▽

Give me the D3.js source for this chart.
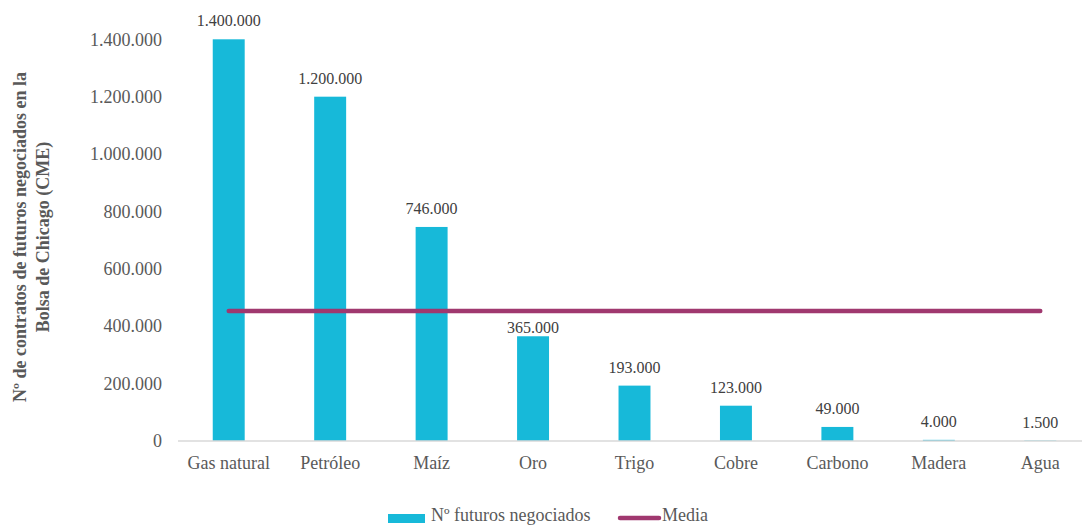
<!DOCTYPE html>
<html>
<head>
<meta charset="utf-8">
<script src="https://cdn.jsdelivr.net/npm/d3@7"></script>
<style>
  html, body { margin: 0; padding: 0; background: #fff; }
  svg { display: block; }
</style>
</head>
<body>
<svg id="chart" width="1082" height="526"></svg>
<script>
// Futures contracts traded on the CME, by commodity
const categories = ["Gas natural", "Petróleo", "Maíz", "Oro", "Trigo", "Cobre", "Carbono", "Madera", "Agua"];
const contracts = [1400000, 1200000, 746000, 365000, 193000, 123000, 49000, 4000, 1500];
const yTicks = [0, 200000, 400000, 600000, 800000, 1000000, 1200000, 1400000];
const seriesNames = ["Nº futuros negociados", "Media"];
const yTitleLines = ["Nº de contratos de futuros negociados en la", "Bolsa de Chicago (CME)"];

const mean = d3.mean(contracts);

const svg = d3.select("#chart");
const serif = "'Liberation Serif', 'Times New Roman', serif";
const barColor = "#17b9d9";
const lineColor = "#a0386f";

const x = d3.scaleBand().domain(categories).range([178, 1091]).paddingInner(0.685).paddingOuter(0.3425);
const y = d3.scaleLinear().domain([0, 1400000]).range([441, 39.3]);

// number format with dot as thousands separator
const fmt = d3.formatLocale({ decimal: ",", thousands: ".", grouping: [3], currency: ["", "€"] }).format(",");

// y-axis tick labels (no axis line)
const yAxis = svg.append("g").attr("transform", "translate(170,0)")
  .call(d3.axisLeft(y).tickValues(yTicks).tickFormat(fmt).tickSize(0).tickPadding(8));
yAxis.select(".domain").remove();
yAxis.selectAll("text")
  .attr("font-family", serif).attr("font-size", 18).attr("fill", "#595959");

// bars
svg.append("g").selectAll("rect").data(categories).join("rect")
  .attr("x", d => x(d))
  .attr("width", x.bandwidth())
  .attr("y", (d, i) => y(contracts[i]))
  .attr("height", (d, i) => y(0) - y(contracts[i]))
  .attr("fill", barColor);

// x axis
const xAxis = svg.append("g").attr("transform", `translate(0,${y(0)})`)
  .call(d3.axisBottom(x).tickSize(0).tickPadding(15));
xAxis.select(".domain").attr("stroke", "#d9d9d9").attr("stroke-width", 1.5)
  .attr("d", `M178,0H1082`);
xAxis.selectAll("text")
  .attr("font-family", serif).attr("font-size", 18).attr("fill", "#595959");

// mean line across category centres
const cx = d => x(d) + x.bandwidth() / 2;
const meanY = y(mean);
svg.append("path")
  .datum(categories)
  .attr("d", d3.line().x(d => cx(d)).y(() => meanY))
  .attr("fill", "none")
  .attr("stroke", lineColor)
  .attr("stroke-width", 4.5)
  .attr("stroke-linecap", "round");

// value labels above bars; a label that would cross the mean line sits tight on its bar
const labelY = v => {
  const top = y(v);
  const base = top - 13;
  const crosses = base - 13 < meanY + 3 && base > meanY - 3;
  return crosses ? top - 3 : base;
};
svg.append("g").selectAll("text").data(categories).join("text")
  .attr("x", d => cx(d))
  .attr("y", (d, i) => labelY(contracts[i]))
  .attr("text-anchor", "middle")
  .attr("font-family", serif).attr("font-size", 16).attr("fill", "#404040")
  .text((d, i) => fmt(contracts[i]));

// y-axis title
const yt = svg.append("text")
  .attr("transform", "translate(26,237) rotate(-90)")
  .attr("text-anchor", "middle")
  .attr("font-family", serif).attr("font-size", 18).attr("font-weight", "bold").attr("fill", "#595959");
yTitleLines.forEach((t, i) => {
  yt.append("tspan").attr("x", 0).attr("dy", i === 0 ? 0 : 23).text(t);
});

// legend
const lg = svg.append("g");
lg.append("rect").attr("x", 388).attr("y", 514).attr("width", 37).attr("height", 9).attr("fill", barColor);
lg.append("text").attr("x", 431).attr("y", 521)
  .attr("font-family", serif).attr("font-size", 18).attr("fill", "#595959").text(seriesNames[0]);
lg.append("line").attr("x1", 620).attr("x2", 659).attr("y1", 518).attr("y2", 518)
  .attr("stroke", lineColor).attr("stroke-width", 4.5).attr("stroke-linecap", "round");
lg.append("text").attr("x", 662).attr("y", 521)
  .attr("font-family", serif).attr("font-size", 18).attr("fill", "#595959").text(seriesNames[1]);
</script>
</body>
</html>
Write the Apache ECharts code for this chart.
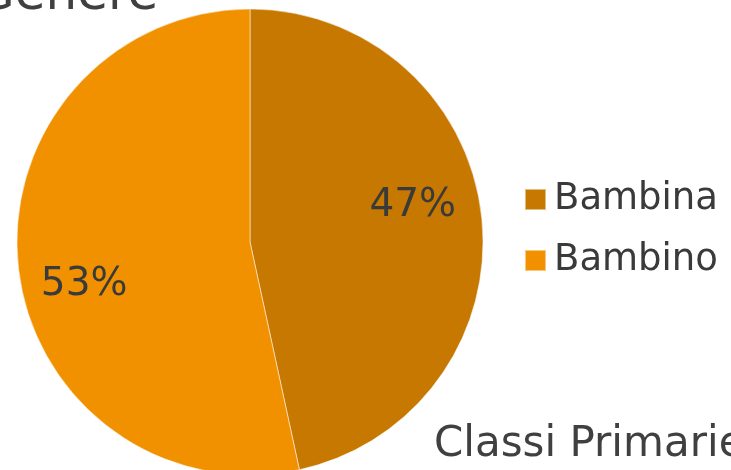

△

What you need to do – Strip out the images, then output the records above word for word.

Response to the exercise –
Give me the D3.js source for this chart.
<!DOCTYPE html>
<html>
<head>
<meta charset="utf-8">
<script src="https://cdn.jsdelivr.net/npm/d3@7"></script>
<style>
  html, body { margin: 0; padding: 0; background: #fff; }
  svg { display: block; }
</style>
</head>
<body>
<svg id="chart" width="1082" height="526"></svg>
<script>
// Futures contracts traded on the CME, by commodity
const categories = ["Gas natural", "Petróleo", "Maíz", "Oro", "Trigo", "Cobre", "Carbono", "Madera", "Agua"];
const contracts = [1400000, 1200000, 746000, 365000, 193000, 123000, 49000, 4000, 1500];
const yTicks = [0, 200000, 400000, 600000, 800000, 1000000, 1200000, 1400000];
const seriesNames = ["Nº futuros negociados", "Media"];
const yTitleLines = ["Nº de contratos de futuros negociados en la", "Bolsa de Chicago (CME)"];

const mean = d3.mean(contracts);

const svg = d3.select("#chart");
const serif = "'Liberation Serif', 'Times New Roman', serif";
const barColor = "#17b9d9";
const lineColor = "#a0386f";

const x = d3.scaleBand().domain(categories).range([178, 1091]).paddingInner(0.685).paddingOuter(0.3425);
const y = d3.scaleLinear().domain([0, 1400000]).range([441, 39.3]);

// number format with dot as thousands separator
const fmt = d3.formatLocale({ decimal: ",", thousands: ".", grouping: [3], currency: ["", "€"] }).format(",");

// y-axis tick labels (no axis line)
const yAxis = svg.append("g").attr("transform", "translate(170,0)")
  .call(d3.axisLeft(y).tickValues(yTicks).tickFormat(fmt).tickSize(0).tickPadding(8));
yAxis.select(".domain").remove();
yAxis.selectAll("text")
  .attr("font-family", serif).attr("font-size", 18).attr("fill", "#595959");

// bars
svg.append("g").selectAll("rect").data(categories).join("rect")
  .attr("x", d => x(d))
  .attr("width", x.bandwidth())
  .attr("y", (d, i) => y(contracts[i]))
  .attr("height", (d, i) => y(0) - y(contracts[i]))
  .attr("fill", barColor);

// x axis
const xAxis = svg.append("g").attr("transform", `translate(0,${y(0)})`)
  .call(d3.axisBottom(x).tickSize(0).tickPadding(15));
xAxis.select(".domain").attr("stroke", "#d9d9d9").attr("stroke-width", 1.5)
  .attr("d", `M178,0H1082`);
xAxis.selectAll("text")
  .attr("font-family", serif).attr("font-size", 18).attr("fill", "#595959");

// mean line across category centres
const cx = d => x(d) + x.bandwidth() / 2;
const meanY = y(mean);
svg.append("path")
  .datum(categories)
  .attr("d", d3.line().x(d => cx(d)).y(() => meanY))
  .attr("fill", "none")
  .attr("stroke", lineColor)
  .attr("stroke-width", 4.5)
  .attr("stroke-linecap", "round");

// value labels above bars; a label that would cross the mean line sits tight on its bar
const labelY = v => {
  const top = y(v);
  const base = top - 13;
  const crosses = base - 13 < meanY + 3 && base > meanY - 3;
  return crosses ? top - 3 : base;
};
svg.append("g").selectAll("text").data(categories).join("text")
  .attr("x", d => cx(d))
  .attr("y", (d, i) => labelY(contracts[i]))
  .attr("text-anchor", "middle")
  .attr("font-family", serif).attr("font-size", 16).attr("fill", "#404040")
  .text((d, i) => fmt(contracts[i]));

// y-axis title
const yt = svg.append("text")
  .attr("transform", "translate(26,237) rotate(-90)")
  .attr("text-anchor", "middle")
  .attr("font-family", serif).attr("font-size", 18).attr("font-weight", "bold").attr("fill", "#595959");
yTitleLines.forEach((t, i) => {
  yt.append("tspan").attr("x", 0).attr("dy", i === 0 ? 0 : 23).text(t);
});

// legend
const lg = svg.append("g");
lg.append("rect").attr("x", 388).attr("y", 514).attr("width", 37).attr("height", 9).attr("fill", barColor);
lg.append("text").attr("x", 431).attr("y", 521)
  .attr("font-family", serif).attr("font-size", 18).attr("fill", "#595959").text(seriesNames[0]);
lg.append("line").attr("x1", 620).attr("x2", 659).attr("y1", 518).attr("y2", 518)
  .attr("stroke", lineColor).attr("stroke-width", 4.5).attr("stroke-linecap", "round");
lg.append("text").attr("x", 662).attr("y", 521)
  .attr("font-family", serif).attr("font-size", 18).attr("fill", "#595959").text(seriesNames[1]);
</script>
</body>
</html>
Write the Apache ECharts code for this chart.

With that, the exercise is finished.